- [WHAT YOU ARE ASKED TO DO]: Quote, verbatim, all material below, without pictures.

▶

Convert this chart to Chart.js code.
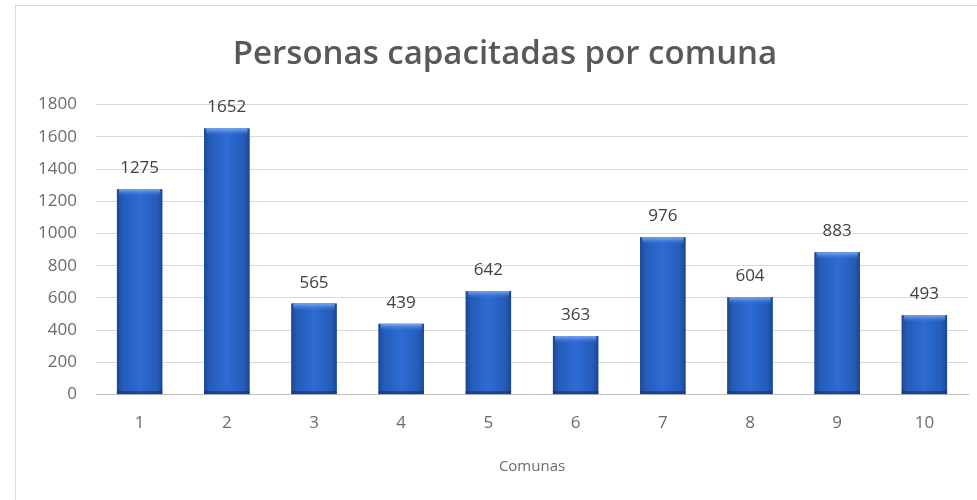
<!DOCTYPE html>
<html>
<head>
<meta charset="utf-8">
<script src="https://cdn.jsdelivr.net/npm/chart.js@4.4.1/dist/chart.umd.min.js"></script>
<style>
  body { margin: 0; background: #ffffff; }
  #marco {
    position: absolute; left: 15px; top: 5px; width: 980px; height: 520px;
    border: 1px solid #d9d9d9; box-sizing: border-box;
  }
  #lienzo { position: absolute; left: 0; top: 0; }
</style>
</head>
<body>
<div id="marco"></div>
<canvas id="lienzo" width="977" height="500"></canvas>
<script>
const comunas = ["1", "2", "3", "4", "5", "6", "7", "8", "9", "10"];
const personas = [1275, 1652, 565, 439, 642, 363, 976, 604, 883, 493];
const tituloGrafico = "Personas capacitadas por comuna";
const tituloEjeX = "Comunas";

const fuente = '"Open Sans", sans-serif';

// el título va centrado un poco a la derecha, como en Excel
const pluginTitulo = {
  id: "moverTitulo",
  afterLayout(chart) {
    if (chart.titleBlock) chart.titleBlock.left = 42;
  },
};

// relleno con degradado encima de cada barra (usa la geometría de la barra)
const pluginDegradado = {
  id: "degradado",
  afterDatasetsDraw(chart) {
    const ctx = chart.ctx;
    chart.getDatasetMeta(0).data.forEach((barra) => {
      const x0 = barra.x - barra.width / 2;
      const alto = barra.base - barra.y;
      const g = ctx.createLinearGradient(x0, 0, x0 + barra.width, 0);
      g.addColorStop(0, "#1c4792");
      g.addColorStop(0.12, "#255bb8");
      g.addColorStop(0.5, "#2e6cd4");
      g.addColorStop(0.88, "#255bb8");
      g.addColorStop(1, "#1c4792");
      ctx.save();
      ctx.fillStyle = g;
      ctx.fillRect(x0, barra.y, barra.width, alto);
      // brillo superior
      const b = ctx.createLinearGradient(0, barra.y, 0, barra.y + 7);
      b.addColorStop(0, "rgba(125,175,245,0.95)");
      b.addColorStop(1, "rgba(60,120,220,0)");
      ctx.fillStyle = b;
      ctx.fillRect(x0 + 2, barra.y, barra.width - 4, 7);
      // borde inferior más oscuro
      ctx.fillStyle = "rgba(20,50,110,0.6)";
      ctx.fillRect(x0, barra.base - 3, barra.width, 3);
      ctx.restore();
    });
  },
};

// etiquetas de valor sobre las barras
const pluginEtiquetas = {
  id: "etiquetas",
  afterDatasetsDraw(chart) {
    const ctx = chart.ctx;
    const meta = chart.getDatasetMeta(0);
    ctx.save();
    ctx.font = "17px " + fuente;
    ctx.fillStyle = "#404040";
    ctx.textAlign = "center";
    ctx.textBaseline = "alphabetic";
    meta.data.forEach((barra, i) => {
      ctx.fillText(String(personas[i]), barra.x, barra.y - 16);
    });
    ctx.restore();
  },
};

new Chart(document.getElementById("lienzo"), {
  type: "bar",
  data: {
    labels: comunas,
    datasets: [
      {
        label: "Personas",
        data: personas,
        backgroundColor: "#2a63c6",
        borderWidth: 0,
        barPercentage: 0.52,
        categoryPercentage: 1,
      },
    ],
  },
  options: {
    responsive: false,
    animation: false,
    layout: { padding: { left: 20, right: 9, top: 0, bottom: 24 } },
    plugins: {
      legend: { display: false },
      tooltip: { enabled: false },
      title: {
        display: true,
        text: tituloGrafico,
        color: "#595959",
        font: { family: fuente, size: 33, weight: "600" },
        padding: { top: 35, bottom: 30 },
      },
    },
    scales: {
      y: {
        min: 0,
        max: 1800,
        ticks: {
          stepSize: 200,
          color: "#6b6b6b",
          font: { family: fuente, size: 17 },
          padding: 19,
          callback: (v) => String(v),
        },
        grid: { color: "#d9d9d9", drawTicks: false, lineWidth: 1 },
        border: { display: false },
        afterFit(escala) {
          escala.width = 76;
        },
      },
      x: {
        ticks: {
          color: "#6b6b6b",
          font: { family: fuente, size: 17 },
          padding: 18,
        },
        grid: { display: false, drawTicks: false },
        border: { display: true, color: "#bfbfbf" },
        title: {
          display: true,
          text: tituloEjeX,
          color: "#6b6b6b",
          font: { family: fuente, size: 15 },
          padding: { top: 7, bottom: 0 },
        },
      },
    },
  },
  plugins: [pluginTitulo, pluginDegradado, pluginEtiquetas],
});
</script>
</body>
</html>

◀

- [OUTPUT FOR THIS TASK]:
Convert this chart to Chart.js code.
<!DOCTYPE html>
<html>
<head>
<meta charset="utf-8">
<script src="https://cdn.jsdelivr.net/npm/chart.js@4.4.1/dist/chart.umd.min.js"></script>
<style>
  body { margin: 0; background: #ffffff; }
  #marco {
    position: absolute; left: 15px; top: 5px; width: 980px; height: 520px;
    border: 1px solid #d9d9d9; box-sizing: border-box;
  }
  #lienzo { position: absolute; left: 0; top: 0; }
</style>
</head>
<body>
<div id="marco"></div>
<canvas id="lienzo" width="977" height="500"></canvas>
<script>
const comunas = ["1", "2", "3", "4", "5", "6", "7", "8", "9", "10"];
const personas = [1275, 1652, 565, 439, 642, 363, 976, 604, 883, 493];
const tituloGrafico = "Personas capacitadas por comuna";
const tituloEjeX = "Comunas";

const fuente = '"Open Sans", sans-serif';

// el título va centrado un poco a la derecha, como en Excel
const pluginTitulo = {
  id: "moverTitulo",
  afterLayout(chart) {
    if (chart.titleBlock) chart.titleBlock.left = 42;
  },
};

// relleno con degradado encima de cada barra (usa la geometría de la barra)
const pluginDegradado = {
  id: "degradado",
  afterDatasetsDraw(chart) {
    const ctx = chart.ctx;
    chart.getDatasetMeta(0).data.forEach((barra) => {
      const x0 = barra.x - barra.width / 2;
      const alto = barra.base - barra.y;
      const g = ctx.createLinearGradient(x0, 0, x0 + barra.width, 0);
      g.addColorStop(0, "#1c4792");
      g.addColorStop(0.12, "#255bb8");
      g.addColorStop(0.5, "#2e6cd4");
      g.addColorStop(0.88, "#255bb8");
      g.addColorStop(1, "#1c4792");
      ctx.save();
      ctx.fillStyle = g;
      ctx.fillRect(x0, barra.y, barra.width, alto);
      // brillo superior
      const b = ctx.createLinearGradient(0, barra.y, 0, barra.y + 7);
      b.addColorStop(0, "rgba(125,175,245,0.95)");
      b.addColorStop(1, "rgba(60,120,220,0)");
      ctx.fillStyle = b;
      ctx.fillRect(x0 + 2, barra.y, barra.width - 4, 7);
      // borde inferior más oscuro
      ctx.fillStyle = "rgba(20,50,110,0.6)";
      ctx.fillRect(x0, barra.base - 3, barra.width, 3);
      ctx.restore();
    });
  },
};

// etiquetas de valor sobre las barras
const pluginEtiquetas = {
  id: "etiquetas",
  afterDatasetsDraw(chart) {
    const ctx = chart.ctx;
    const meta = chart.getDatasetMeta(0);
    ctx.save();
    ctx.font = "17px " + fuente;
    ctx.fillStyle = "#404040";
    ctx.textAlign = "center";
    ctx.textBaseline = "alphabetic";
    meta.data.forEach((barra, i) => {
      ctx.fillText(String(personas[i]), barra.x, barra.y - 16);
    });
    ctx.restore();
  },
};

new Chart(document.getElementById("lienzo"), {
  type: "bar",
  data: {
    labels: comunas,
    datasets: [
      {
        label: "Personas",
        data: personas,
        backgroundColor: "#2a63c6",
        borderWidth: 0,
        barPercentage: 0.52,
        categoryPercentage: 1,
      },
    ],
  },
  options: {
    responsive: false,
    animation: false,
    layout: { padding: { left: 20, right: 9, top: 0, bottom: 24 } },
    plugins: {
      legend: { display: false },
      tooltip: { enabled: false },
      title: {
        display: true,
        text: tituloGrafico,
        color: "#595959",
        font: { family: fuente, size: 33, weight: "600" },
        padding: { top: 35, bottom: 30 },
      },
    },
    scales: {
      y: {
        min: 0,
        max: 1800,
        ticks: {
          stepSize: 200,
          color: "#6b6b6b",
          font: { family: fuente, size: 17 },
          padding: 19,
          callback: (v) => String(v),
        },
        grid: { color: "#d9d9d9", drawTicks: false, lineWidth: 1 },
        border: { display: false },
        afterFit(escala) {
          escala.width = 76;
        },
      },
      x: {
        ticks: {
          color: "#6b6b6b",
          font: { family: fuente, size: 17 },
          padding: 18,
        },
        grid: { display: false, drawTicks: false },
        border: { display: true, color: "#bfbfbf" },
        title: {
          display: true,
          text: tituloEjeX,
          color: "#6b6b6b",
          font: { family: fuente, size: 15 },
          padding: { top: 7, bottom: 0 },
        },
      },
    },
  },
  plugins: [pluginTitulo, pluginDegradado, pluginEtiquetas],
});
</script>
</body>
</html>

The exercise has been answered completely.